Un douloureux rappel à Berlin que la Deutsche Bank restait “la plus importante menace systémique à la stabilité financière”, comme l’écrivait déjà en 2016 le Fonds monétaire international. La banque a connu trois années successives de pertes et son action a atteint, le 27 juin 2018, son plus bas niveau historique.
Même les exportations, traditionnel moteur de l’Allemagne, sont attaquées. Elles sont devenues la cible favorite de Donald Trump qui ne veut plus voir de “voitures allemandes de luxe” aux États-Unis. Son administration réfléchit actuellement à l’opportunité d’imposer des droits de douanes sur ce produit d’exportation phare allemand.
Mais Berlin n’avait même pas besoin du président américain pour avoir mal à son industrie automobile.

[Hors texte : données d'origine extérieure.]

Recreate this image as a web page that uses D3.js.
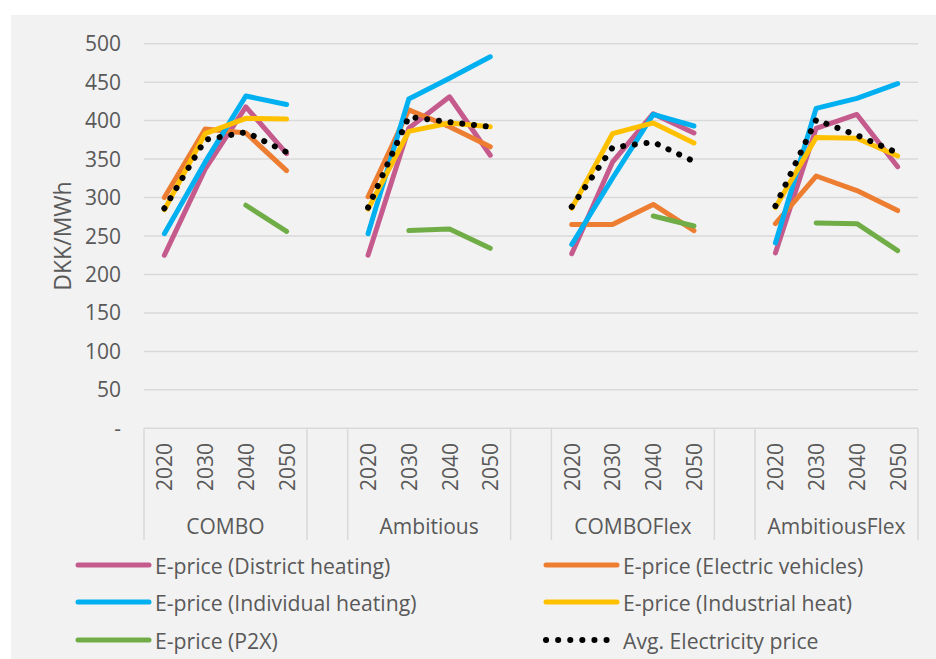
<!DOCTYPE html>
<html>
<head>
<meta charset="utf-8">
<script src="https://cdn.jsdelivr.net/npm/d3@7"></script>
<style>
  html, body { margin: 0; padding: 0; background: #fff; }
  svg { display: block; font-family: "Open Sans", sans-serif; }
</style>
</head>
<body>
<div id="chart"></div>
<script>
// scenarios and years on the x axis
const scenarios = ["COMBO", "Ambitious", "COMBOFlex", "AmbitiousFlex"];
const years = ["2020", "2030", "2040", "2050"];
const yTicks = [0, 50, 100, 150, 200, 250, 300, 350, 400, 450, 500];

// values per scenario, 4 years each (COMBO, Ambitious, COMBOFlex, AmbitiousFlex)
const districtHeating = [225, 337, 418, 357,  225, 390, 431, 355,  227, 346, 409, 384,  228, 390, 408, 340];
const electricVehicles = [300, 389, 384, 335,  301, 414, 392, 366,  265, 265, 291, 257,  266, 328, 309, 283];
const individualHeating = [253, 346, 432, 421,  253, 428, 455, 483,  239, 325, 408, 393,  241, 416, 429, 448];
const industrialHeat = [284, 383, 403, 402,  285, 386, 397, 392,  286, 383, 397, 371,  287, 378, 377, 354];
const p2x = [null, null, 290, 256,  null, 257, 259, 234,  null, null, 276, 263,  null, 267, 266, 231];
const avgPrice = [286, 375, 385, 359,  287, 405, 398, 392,  288, 365, 372, 347,  289, 401, 381, 358];

const seriesNames = [
  "E-price (District heating)", "E-price (Electric vehicles)",
  "E-price (Individual heating)", "E-price (Industrial heat)",
  "E-price (P2X)", "Avg. Electricity price"
];
const seriesValues = [districtHeating, electricVehicles, individualHeating, industrialHeat, p2x, avgPrice];
const seriesColors = ["#C55A8D", "#ED7D31", "#00B0F0", "#FFC000", "#70AD47", "#000000"];

const width = 936, height = 659;
const textColor = "#595959";
const gridColor = "#d9d9d9";

const svg = d3.select("#chart").append("svg")
  .attr("width", width)
  .attr("height", height);

// grey chart panel
svg.append("rect")
  .attr("x", 11).attr("y", 15)
  .attr("width", width - 11).attr("height", height - 15)
  .attr("fill", "#f2f2f2");

// 19 slots: 4 years per scenario with an empty slot between scenarios
const slots = [];
scenarios.forEach((s, i) => {
  years.forEach(yr => slots.push(s + "|" + yr));
  if (i < scenarios.length - 1) slots.push("gap" + i);
});

const x = d3.scaleBand().domain(slots).range([144, 918]).padding(0);
const y = d3.scaleLinear().domain([0, 500]).range([428.3, 43.7]);

// gridlines
svg.append("g")
  .selectAll("line")
  .data(yTicks.filter(d => d > 0))
  .join("line")
  .attr("x1", 144).attr("x2", 918)
  .attr("y1", d => y(d)).attr("y2", d => y(d))
  .attr("stroke", gridColor)
  .attr("stroke-width", 1.5);

// y tick labels
svg.append("g")
  .selectAll("text")
  .data(yTicks)
  .join("text")
  .attr("x", 121)
  .attr("y", d => y(d))
  .attr("dy", "0.36em")
  .attr("text-anchor", "end")
  .attr("fill", textColor)
  .style("font-size", "21px")
  .text(d => d === 0 ? "-" : d);

// y axis title
svg.append("text")
  .attr("transform", "translate(62,236) rotate(-90)")
  .attr("text-anchor", "middle")
  .attr("dominant-baseline", "central")
  .attr("fill", textColor)
  .style("font-size", "23px")
  .text("DKK/MWh");

// category axis
const axisY = y(0);
svg.append("line")
  .attr("x1", 144).attr("x2", 918)
  .attr("y1", axisY).attr("y2", axisY)
  .attr("stroke", gridColor)
  .attr("stroke-width", 1.5);

const bounds = [];
scenarios.forEach(s => {
  const first = x(s + "|" + years[0]);
  const last = x(s + "|" + years[years.length - 1]) + x.bandwidth();
  bounds.push(first, last);
});
svg.append("g")
  .selectAll("line")
  .data(bounds)
  .join("line")
  .attr("x1", d => d).attr("x2", d => d)
  .attr("y1", axisY).attr("y2", 540)
  .attr("stroke", gridColor)
  .attr("stroke-width", 1.5);

// year labels
svg.append("g")
  .selectAll("text")
  .data(slots.filter(d => !d.startsWith("gap")))
  .join("text")
  .attr("transform", d => `translate(${x(d) + x.bandwidth() / 2},443) rotate(-90)`)
  .attr("text-anchor", "end")
  .attr("dominant-baseline", "central")
  .attr("fill", textColor)
  .style("font-size", "21px")
  .text(d => d.split("|")[1]);

// scenario labels
svg.append("g")
  .selectAll("text")
  .data(scenarios)
  .join("text")
  .attr("x", s => (x(s + "|2020") + x(s + "|2050") + x.bandwidth()) / 2)
  .attr("y", 526)
  .attr("text-anchor", "middle")
  .attr("dominant-baseline", "central")
  .attr("fill", textColor)
  .style("font-size", "21px")
  .text(s => s);

// lines
function toSlots(vals) {
  return slots.map(slot => {
    if (slot.startsWith("gap")) return { slot, v: null };
    const [s, yr] = slot.split("|");
    const idx = scenarios.indexOf(s) * years.length + years.indexOf(yr);
    return { slot, v: vals[idx] };
  });
}

const line = d3.line()
  .defined(d => d.v != null)
  .x(d => x(d.slot) + x.bandwidth() / 2)
  .y(d => y(d.v));

seriesValues.forEach((vals, i) => {
  const isAvg = i === seriesValues.length - 1;
  svg.append("path")
    .datum(toSlots(vals))
    .attr("d", line)
    .attr("fill", "none")
    .attr("stroke", seriesColors[i])
    .attr("stroke-width", isAvg ? 6 : 5)
    .attr("stroke-linecap", "round")
    .attr("stroke-linejoin", "round")
    .attr("stroke-dasharray", isAvg ? "0.1 11.7" : null);
});

// legend
const legendPos = [
  { x: 78, y: 565 }, { x: 546, y: 565 },
  { x: 78, y: 602 }, { x: 546, y: 602 },
  { x: 78, y: 640 }, { x: 546, y: 640 }
];
const legend = svg.append("g")
  .selectAll("g")
  .data(seriesNames)
  .join("g")
  .attr("transform", (d, i) => `translate(${legendPos[i].x},${legendPos[i].y})`);

legend.append("line")
  .attr("x1", 0)
  .attr("x2", (d, i) => i === 5 ? 63 : 71)
  .attr("stroke", (d, i) => seriesColors[i])
  .attr("stroke-width", (d, i) => i === 5 ? 6 : 5)
  .attr("stroke-linecap", "round")
  .attr("stroke-dasharray", (d, i) => i === 5 ? "0.1 12" : null);

legend.append("text")
  .attr("x", 77)
  .attr("dominant-baseline", "central")
  .attr("fill", textColor)
  .style("font-size", "21.2px")
  .text(d => d);
</script>
</body>
</html>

Trois ans après le début du "dieselgate" – les révélations sur les trucages de Volkswagen (VW) pour tromper les contrôles antipollution –, l’Allemagne n’a toujours pas réussi à tourner la page. VW a été condamnée en Allemagne, début juin, à un milliard d’euros d’amende pour “manquement aux obligations de surveillance” dans le cadre des tests antipollution, et Daimler, constructeur des Mercedes, est soupçonné à son tour d’avoir installé des logiciels truqueurs sur des centaines de milliers de véhicules. Le “made in Germany” automobile se passerait bien de tous ces rebondissements qui n’en finissent pas d’écorner son image.
Certes, Merkel sait que la Mannschaft aura d’autres occasion de briller, que le sommet européen lui a permis de reprendre temporairement la main dans sa bataille contre le CSU et que les fondamentaux économiques restent bon. Mais ce mois de juin est venu rappeler que le modèle allemand n’est pas à toute épreuve.